Do you have a balcony and small children running around the house? If so, before you start reading about the balcony railing safety code, make sure that they are not playing alone.
My children are already older and I don’t have to worry about them fitting in between the balcony railings. However, every time I inspect a property with guardrails that a small child can simply walk through or climb up, I get goose bumps.
Remember to inspect balcony railing periodically – it’s an important house maintenance schedule item!
Many associations / management companies responsible for older multi-unit condominium buildings and townhouses with balconies on upper floors have never upgraded them to comply with the current balcony railing safety code / standards.
Money is probably one of the issues; ignorance must be the other … until the accident happens.
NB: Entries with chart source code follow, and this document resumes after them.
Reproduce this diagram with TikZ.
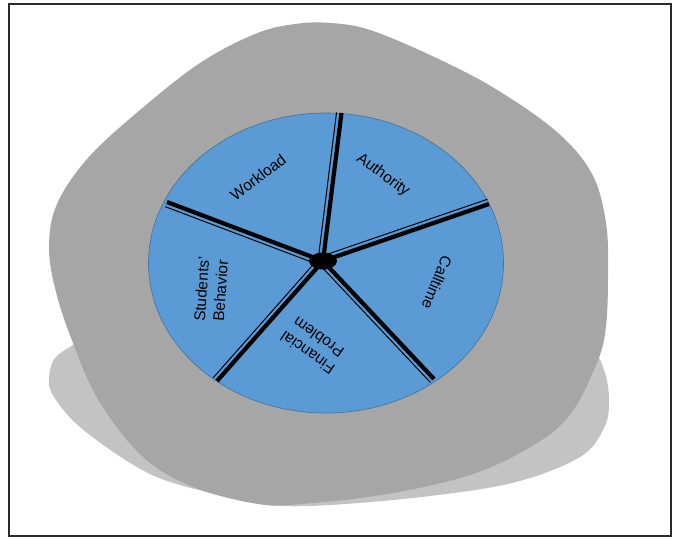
\documentclass[tikz,border=0pt]{standalone}
\usepackage{fontspec}
\setmainfont{Liberation Sans}
\usetikzlibrary{calc, shapes.geometric}

\begin{document}
\begin{tikzpicture}[x=1pt, y=-1pt,
    tag/.style={font=\fontsize{15.5}{19}\selectfont, align=center, inner sep=0pt},
    spoke/.style={line width=4.2pt, draw=black},
    edge/.style={line width=1pt, draw=black}]
    % Define colours
    \definecolor{frameColour}{HTML}{2B2B2B}
    \definecolor{blobColour}{HTML}{A6A6A6}
    \definecolor{shadowColour}{HTML}{C3C3C3}
    \definecolor{wheelColour}{HTML}{5B9BD5}
    \definecolor{rimColour}{HTML}{41719C}

    \useasboundingbox (0,0) rectangle (674,538);

    % Draw frame
    \draw[frameColour, line width=1.5pt] (9,4) rectangle (671,536);

    % Draw shadow and blob
    \fill[shadowColour] plot[smooth cycle, tension=0.6] coordinates {
        (49,378) (62,352) (120,335) (330,330) (540,335) (590,350) (604,370)
        (609,400) (604,428) (580,457) (516,482) (430,496) (330,505) (270,505)
        (215,494) (150,474) (86,432) (56,400)};
    \fill[blobColour] plot[smooth cycle, tension=0.6] coordinates {
        (331,23) (370,30) (430,55) (494,88) (557,132) (592,174) (606,223)
        (608,275) (606,326) (598,360) (572,412) (537,443) (473,474) (387,494)
        (301,504) (258,504) (193,487) (142,456) (99,401) (73,343) (56,292)
        (49,247) (57,204) (88,158) (140,110) (200,63) (255,34) (295,24)};

    % Draw the wheel
    \filldraw[fill=wheelColour, draw=rimColour, line width=0.6pt] (326,263) ellipse [x radius=177.5, y radius=150];

    % Define coordinates for the spoke ends
    \coordinate (top) at (341.5,113);
    \coordinate (upright) at (489,204);
    \coordinate (lowright) at (434,379);
    \coordinate (lowleft) at (217,381);
    \coordinate (upleft) at (167,202);

    % Draw the hub and spokes
    \node[ellipse, fill=black, minimum width=28pt, minimum height=17pt, inner sep=0pt] (hub) at (323,261) {};
    \foreach \rim/\a/\b in {top/90/-90, upright/90/-90, lowright/-90/90, lowleft/-90/90, upleft/90/-90} {
        \draw[spoke] (hub.center) -- (\rim);
        \draw[edge] ($(hub.center)!5pt!\a:(\rim)$) -- ($(\rim)!5pt!\b:(hub.center)$);
    }

    % Label the sectors
    \node[tag, rotate=37] (workload) at (258,177) {Workload};
    \node[tag, rotate=-36] (authority) at (383,175) {Authority};
    \node[tag, rotate=-112] (calltime) at (437,283) {Calltime};
    \node[tag, rotate=145] (financial) at (313,345) {Financial\\Problem};
    \node[tag, rotate=86] (students) at (211,290) {Students'\\Behavior};

\end{tikzpicture}
\end{document}
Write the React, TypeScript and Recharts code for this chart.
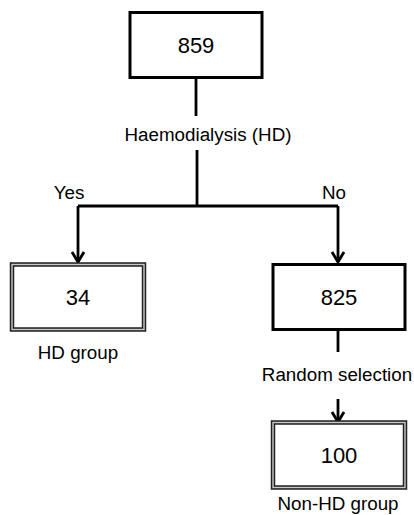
import React from 'react';
import { ScatterChart, Scatter, XAxis, YAxis, ReferenceLine } from 'recharts';

// Flow chart nodes (counts) and where they sit in the layout (x: 0-414, y: 0-515, y down)
const nodeCounts = ['859', '34', '825', '100'];
const nodeX = [196, 78, 339, 339];
const nodeY = [45, 297, 297, 455];
const nodeDouble = [false, true, false, true];

// text labels of the flow
const labelTexts = ['Haemodialysis (HD)', 'Yes', 'No', 'HD group', 'Random selection', 'Non-HD group'];
const labelX = [208, 69, 334, 78, 337, 338];
const labelY = [134, 192, 192, 352, 374, 503];

// connectors: [x1, y1, x2, y2]
const edges: [number, number, number, number][] = [
  [196, 77, 196, 116],
  [197, 150, 197, 206],
  [78, 206, 338, 206],
  [78, 206, 78, 262],
  [338, 206, 338, 262],
  [338, 329, 338, 352],
  [338, 399, 338, 422],
];
// arrow tips
const arrowX = [78, 338, 338];
const arrowY = [262, 262, 422];

const FONT = '"Liberation Sans", Arial, sans-serif';
const BOX_W = 132;
const BOX_H = 65;

const nodes = nodeCounts.map((c, i) => ({ x: nodeX[i], y: nodeY[i], count: c, dbl: nodeDouble[i] }));
const labels = labelTexts.map((t, i) => ({ x: labelX[i], y: labelY[i], text: t }));
const arrows = arrowX.map((x, i) => ({ x, y: arrowY[i] }));

const BoxShape = (props: any) => {
  const { cx, cy, payload } = props;
  const x = cx - BOX_W / 2;
  const y = cy - BOX_H / 2;
  return (
    <g>
      {payload.dbl ? (
        <>
          <rect x={x} y={y} width={BOX_W} height={BOX_H} fill="#fff" stroke="#222" strokeWidth={4.5} />
          <rect x={x} y={y} width={BOX_W} height={BOX_H} fill="none" stroke="#c8c8c8" strokeWidth={1.4} />
        </>
      ) : (
        <rect x={x} y={y} width={BOX_W} height={BOX_H} fill="#fff" stroke="#000" strokeWidth={3} />
      )}
      <text x={cx} y={cy} textAnchor="middle" dominantBaseline="central" fontSize={22} fontFamily={FONT} fill="#000">
        {payload.count}
      </text>
    </g>
  );
};

const LabelShape = (props: any) => {
  const { cx, cy, payload } = props;
  return (
    <text x={cx} y={cy} textAnchor="middle" dominantBaseline="central" fontSize={18.8} fontFamily={FONT} fill="#000">
      {payload.text}
    </text>
  );
};

const ArrowShape = (props: any) => {
  const { cx, cy } = props;
  return (
    <path
      d={`M${cx - 6},${cy - 10} L${cx},${cy} L${cx + 6},${cy - 10}`}
      fill="none"
      stroke="#000"
      strokeWidth={2.8}
      strokeLinejoin="miter"
    />
  );
};

export default function App() {
  return (
    <div style={{ position: 'absolute', left: 0, top: 0, background: '#fff' }}>
      <ScatterChart width={414} height={515} margin={{ top: 0, right: 0, bottom: 0, left: 0 }}>
        <XAxis type="number" dataKey="x" domain={[0, 414]} hide />
        <YAxis type="number" dataKey="y" domain={[0, 515]} reversed hide width={0} />
        {edges.map((e, i) => (
          <ReferenceLine
            key={i}
            segment={[{ x: e[0], y: e[1] }, { x: e[2], y: e[3] }]}
            stroke="#000"
            strokeWidth={2.8}
            ifOverflow="visible"
          />
        ))}
        <Scatter data={arrows} shape={ArrowShape} isAnimationActive={false} />
        <Scatter data={nodes} shape={BoxShape} isAnimationActive={false} />
        <Scatter data={labels} shape={LabelShape} isAnimationActive={false} />
      </ScatterChart>
    </div>
  );
}
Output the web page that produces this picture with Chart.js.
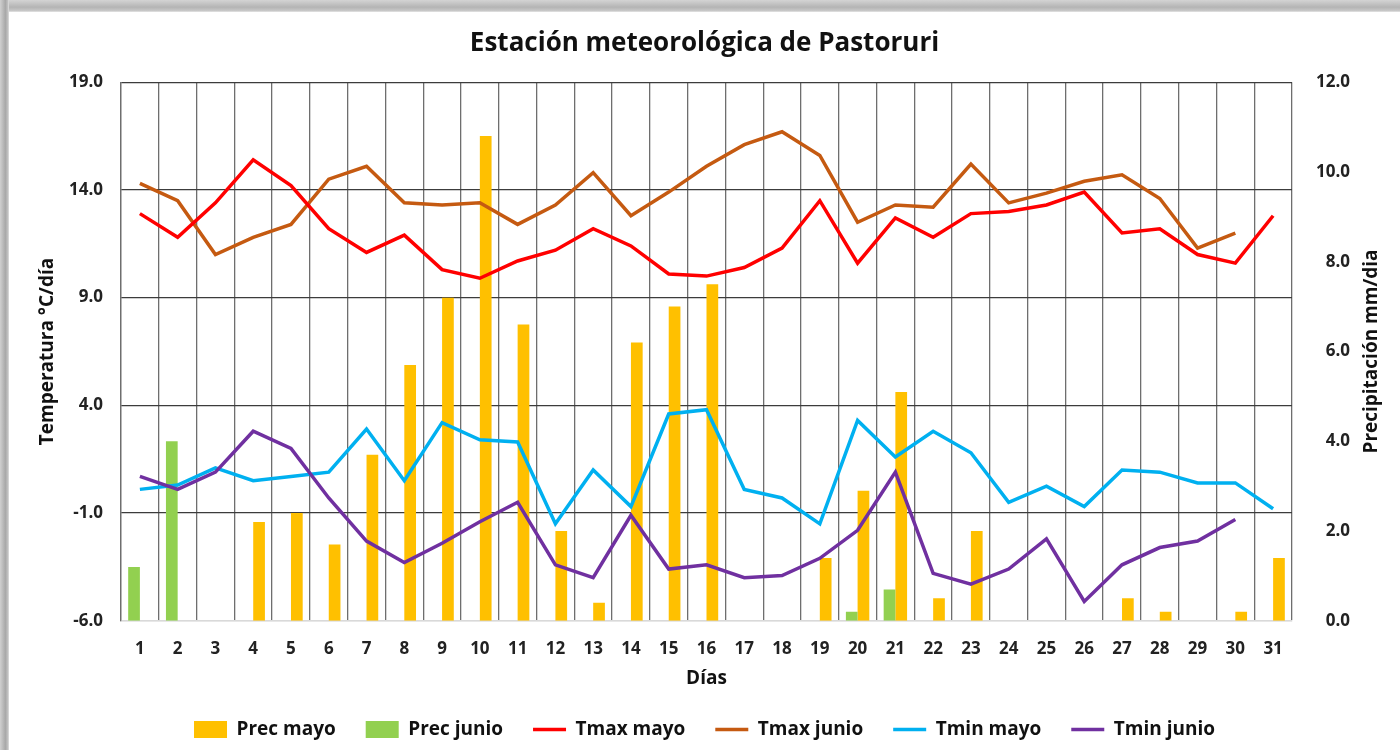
<!DOCTYPE html>
<html>
<head>
<meta charset="utf-8">
<script src="https://cdn.jsdelivr.net/npm/chart.js@4/dist/chart.umd.min.js"></script>
<style>
  html, body { margin: 0; padding: 0; width: 1400px; height: 750px; background: #ffffff; overflow: hidden; }
  #shadowTop { position: absolute; left: 0; top: 0; width: 1400px; height: 12px;
    background: linear-gradient(to bottom, #d4d4d4 0%, #b4b4b4 60%, #c8c8c8 90%, #e8e8e8 100%); }
  #shadowLeft { position: absolute; left: 0; top: 0; width: 9px; height: 750px;
    background: linear-gradient(to right, #d0d0d0 0%, #a8a8a8 60%, #c4c4c4 90%, #e8e8e8 100%); }
  #wrap { position: absolute; left: 9px; top: 12px; width: 1391px; height: 738px; background: #ffffff; }
</style>
</head>
<body>
<div id="shadowTop"></div>
<div id="shadowLeft"></div>
<div id="wrap"><canvas id="c"></canvas></div>
<script>
const days = ['1','2','3','4','5','6','7','8','9','10','11','12','13','14','15','16','17','18','19','20','21','22','23','24','25','26','27','28','29','30','31'];

const precMayo  = [0, 0, 0, 2.2, 2.4, 1.7, 3.7, 5.7, 7.2, 10.8, 6.6, 2.0, 0.4, 6.2, 7.0, 7.5, 0, 0, 1.4, 2.9, 5.1, 0.5, 2.0, 0, 0, 0, 0.5, 0.2, 0, 0.2, 1.4];
const precJunio = [1.2, 4.0, 0, 0, 0, 0, 0, 0, 0, 0, 0, 0, 0, 0, 0, 0, 0, 0, 0, 0.2, 0.7, 0, 0, 0, 0, 0, 0, 0, 0, 0, 0];

const tmaxMayo  = [12.9, 11.8, 13.4, 15.4, 14.2, 12.2, 11.1, 11.9, 10.3, 9.9, 10.7, 11.2, 12.2, 11.4, 10.1, 10.0, 10.4, 11.3, 13.5, 10.6, 12.7, 11.8, 12.9, 13.0, 13.3, 13.9, 12.0, 12.2, 11.0, 10.6, 12.8];
const tmaxJunio = [14.3, 13.5, 11.0, 11.8, 12.4, 14.5, 15.1, 13.4, 13.3, 13.4, 12.4, 13.3, 14.8, 12.8, 13.9, 15.1, 16.1, 16.7, 15.6, 12.5, 13.3, 13.2, 15.2, 13.4, 13.85, 14.4, 14.7, 13.6, 11.3, 12.0, null];
const tminMayo  = [0.1, 0.3, 1.1, 0.5, 0.7, 0.9, 2.9, 0.5, 3.2, 2.4, 2.3, -1.5, 1.0, -0.7, 3.6, 3.8, 0.1, -0.3, -1.5, 3.3, 1.6, 2.8, 1.8, -0.5, 0.25, -0.7, 1.0, 0.9, 0.4, 0.4, -0.8];
const tminJunio = [0.7, 0.1, 0.9, 2.8, 2.0, -0.3, -2.3, -3.3, -2.4, -1.4, -0.5, -3.4, -4.0, -1.1, -3.6, -3.4, -4.0, -3.9, -3.1, -1.8, 0.9, -3.8, -4.3, -3.6, -2.2, -5.1, -3.4, -2.6, -2.3, -1.3, null];

const tempTicks = [19, 14, 9, 4, -1, -6];
const precTicks = [0, 2, 4, 6, 8, 10, 12];

const Y1_TITLE = 'Precipitación mm/dia';
const FONT = "'Open Sans', 'DejaVu Sans', sans-serif";

const rightTitle = {
  id: 'rightTitle',
  afterDraw(chart) {
    const { ctx, chartArea } = chart;
    ctx.save();
    ctx.translate(chartArea.right + 80, (chartArea.top + chartArea.bottom) / 2);
    ctx.rotate(-Math.PI / 2);
    ctx.font = "bold 19px " + FONT;
    ctx.fillStyle = '#111111';
    ctx.textAlign = 'center';
    ctx.textBaseline = 'middle';
    ctx.fillText(Y1_TITLE, 0, 0);
    ctx.restore();
  }
};

new Chart(document.getElementById('c'), {
  data: {
    labels: days,
    datasets: [
      { type: 'bar', label: 'Prec mayo', data: precMayo, yAxisID: 'y1', backgroundColor: '#FFC000', borderWidth: 0, order: 6, pointStyle: 'rect' },
      { type: 'bar', label: 'Prec junio', data: precJunio, yAxisID: 'y1', backgroundColor: '#92D050', borderWidth: 0, order: 5, pointStyle: 'rect' },
      { type: 'line', label: 'Tmax mayo', data: tmaxMayo, yAxisID: 'y', borderColor: '#FF0000', backgroundColor: '#FF0000', borderWidth: 3.5, pointRadius: 0, tension: 0, order: 3, pointStyle: 'line' },
      { type: 'line', label: 'Tmax junio', data: tmaxJunio, yAxisID: 'y', borderColor: '#C55A11', backgroundColor: '#C55A11', borderWidth: 3.5, pointRadius: 0, tension: 0, order: 4, pointStyle: 'line' },
      { type: 'line', label: 'Tmin mayo', data: tminMayo, yAxisID: 'y', borderColor: '#00B0F0', backgroundColor: '#00B0F0', borderWidth: 3.5, pointRadius: 0, tension: 0, order: 2, pointStyle: 'line' },
      { type: 'line', label: 'Tmin junio', data: tminJunio, yAxisID: 'y', borderColor: '#7030A0', backgroundColor: '#7030A0', borderWidth: 3.5, pointRadius: 0, tension: 0, order: 1, pointStyle: 'line' }
    ]
  },
  plugins: [rightTitle],
  options: {
    responsive: true,
    maintainAspectRatio: false,
    animation: false,
    layout: { padding: { top: 0, bottom: 1, left: 50, right: 50 } },
    datasets: { bar: { categoryPercentage: 0.62, barPercentage: 1.0 } },
    plugins: {
      title: {
        display: true,
        text: 'Estación meteorológica de Pastoruri',
        color: '#111111',
        font: { family: FONT, size: 26, weight: 'bold' },
        padding: { top: 16, bottom: 23 }
      },
      legend: {
        position: 'bottom',
        labels: {
          usePointStyle: true,
          pointStyleWidth: 33,
          boxHeight: 17,
          padding: 30,
          color: '#111111',
          font: { family: FONT, size: 19, weight: 'bold' },
          sort: (a, b) => a.datasetIndex - b.datasetIndex
        }
      },
      tooltip: { enabled: false }
    },
    scales: {
      x: {
        offset: true,
        grid: { offset: true, color: '#6e6e6e', lineWidth: 1.3, drawTicks: false },
        border: { color: '#d9d9d9', width: 1.5 },
        ticks: { color: '#222222', padding: 18, font: { family: FONT, size: 17, weight: 'bold' }, maxRotation: 0, autoSkip: false },
        title: { display: true, text: 'Días', color: '#111111', font: { family: FONT, size: 19, weight: 'bold' }, padding: { top: -10, bottom: 0 } }
      },
      y: {
        position: 'left',
        min: -6, max: 19,
        afterBuildTicks: s => { s.ticks = tempTicks.slice().reverse().map(v => ({ value: v })); },
        afterFit: s => { s.width = 62; },
        grid: { color: c => (c.tick && c.tick.value === -6) ? '#d9d9d9' : '#3c3c3c', lineWidth: 1.3, drawTicks: false },
        border: { color: '#6e6e6e', width: 1.3 },
        ticks: { color: '#222222', padding: 18, font: { family: FONT, size: 17, weight: 'bold' }, callback: v => Number(v).toFixed(1) },
        title: { display: true, text: 'Temperatura °C/día', color: '#111111', font: { family: FONT, size: 19, weight: 'bold' }, padding: { top: -23, bottom: 0 } }
      },
      y1: {
        position: 'right',
        min: 0, max: 12,
        afterBuildTicks: s => { s.ticks = precTicks.map(v => ({ value: v })); },
        afterFit: s => { s.width = 58; },
        grid: { display: false, drawTicks: false },
        border: { display: false },
        ticks: { color: '#222222', padding: 21, crossAlign: 'far', font: { family: FONT, size: 17, weight: 'bold' }, callback: v => Number(v).toFixed(1) },
        title: { display: false }
      }
    }
  }
});
</script>
</body>
</html>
You can try to fight the association, but depending on their budget and local building code (some jurisdictions grandfather old railings despite their safety compliance problems), and this might not get you anywhere.
Upgrading the balcony railing on your own is usually out of the question – simply because one of the rules in such communities is that you cannot change the exterior appearance of the structure.
So here are some options to improve your balcony railing safety:
- Start with talking to the building association representative
- Check your local building department to see what they have to say
- If none of the above will help, go for the clear Plexiglas sheets (install it on your side of the railing) and hope that it will go unnoticed (the thicker you get, the better).
Depending on your balcony railing type and design, you can secure it by drilling small holes in a Plexiglas sheet that correspond to the railing components and using plastic wire ties.
Elevated walkways, balcony and stairs with open sides railing / guardrail requirements (the most important ones / might slightly vary between jurisdiction):
- The top of the guardrail for walkways and balconies shall not be less than 42 inches in height (measured from the floor surface).
Exception: For single-family and two-family dwellings, and within individual dwelling units in other Class A-2 occupancies which are primarily permanent in nature, guards whose top rail also serves as a handrail shall have a height of not less than 34 inches and not more than 38 inches
- Open guardrails shall have balusters or ornamental patterns such that a 4-inch-diameter sphere cannot pass through any opening up to a height of 34 inches.From a height of 34 inches to 42 inches above the floor, spaces (bars or patterns) cannot allow an 8-inch sphere to pass
- No horizontal or ornamental design/pattern that would provide a ladder effect / climbable
- The top of the guardrail for stairs shall not be less than 42″ high with handrails placed not less than 34″ nor more than 38″ above landings and the nosing of treads.
On top of the above items:
- Make sure that the railings/guardrails are secured and resist pressure. Strength along the top must resist 200 lb point load in any direction.
- Don’t place any furniture, boxes or other items next to the balcony railing – children love to climb, especially before they start walking.
- Never let children play unattended on any elevated areas like staircases, balconies, and high porches – this is the best action you can take.
Get a measuring tape and if there is a problem – do something about it!